Verso 47: Ele não pode ser atingido pelos olhos, nem pelas palavras, nem pelos outros sentidos; nem pode ser obtido pelo ascetismo, ou por actos sacrificiais. Aquelas pessoas, cujo coração se torna puro pela purificação do conhecimento, realizam na meditação a Divindade sem forma.
Quando o coração se torna puro pela procura do conhecimento e a prática da justiça, então ele pode ser visto na nossa alma. Ele não pode ser alcançado pela realização de sacrifícios, a observância de votos, e as práticas ascéticas, tais como jejuar, cultivar o fogo, etc. Estes não são os caminhos para o atingir. O Seu caminho é o do conhecimento (Jnana).»
Terminaremos homenageando também Hem Chandra Sarkar, pelos seus valiosos comentários para cada verso e comentário de Devendranath, citando exactamente a parte final do comentário que ele fez ao último verso transcrito, 47, já que aborda um aspecto essencial do caminho.

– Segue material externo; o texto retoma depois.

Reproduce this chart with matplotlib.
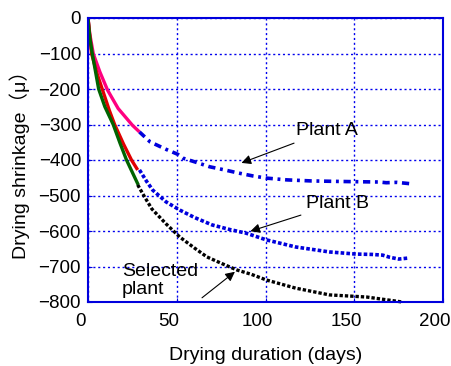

Explicando que o verso provém da Mundaka Upanishad e que nela se exprime uma verdade profunda do mundo espiritual, traça o paralelo com o dito de Jesus: «Bem aventurados os puros de coração porque eles verão a Deus», e realça que ambas as tradições afirmam que Deus pode ser visto, e enfatiza que ambas falam «em ver, e não conhecer, e ambos reservam esta suprema bênção apenas para os puros de coração. A Mundaka Upanishad é mesmo mais explícita e enfática, do que o Evangelho. O sábio que a escreveu explicita que a visão de Deus não pode ser obtida por sacrifícios, ascetismos e outras práticas, e só quando o eu mais íntimo foi purificado, se pode esperar então ter ou receber a visão de Deus. A frase "num estado psíquico extremamente puro", (visuddha sattva), é mais expressiva do que "os puros de coração", de Jesus. Significa a purificação do eu mais íntimo e esta purificação não pode ser obtida só pelo conhecimento, Jnana. O Jnana das Upanishads não é um mero conhecimento intelectual. Inclui a perfeição tanto moral como espiritual. E para além disso, o sábio, Rishi, desta Upanishad diz que a pessoa só pode ter a visão de Deus meditando. Estamos diante de uma exposição muito completa das condições da visão divina.»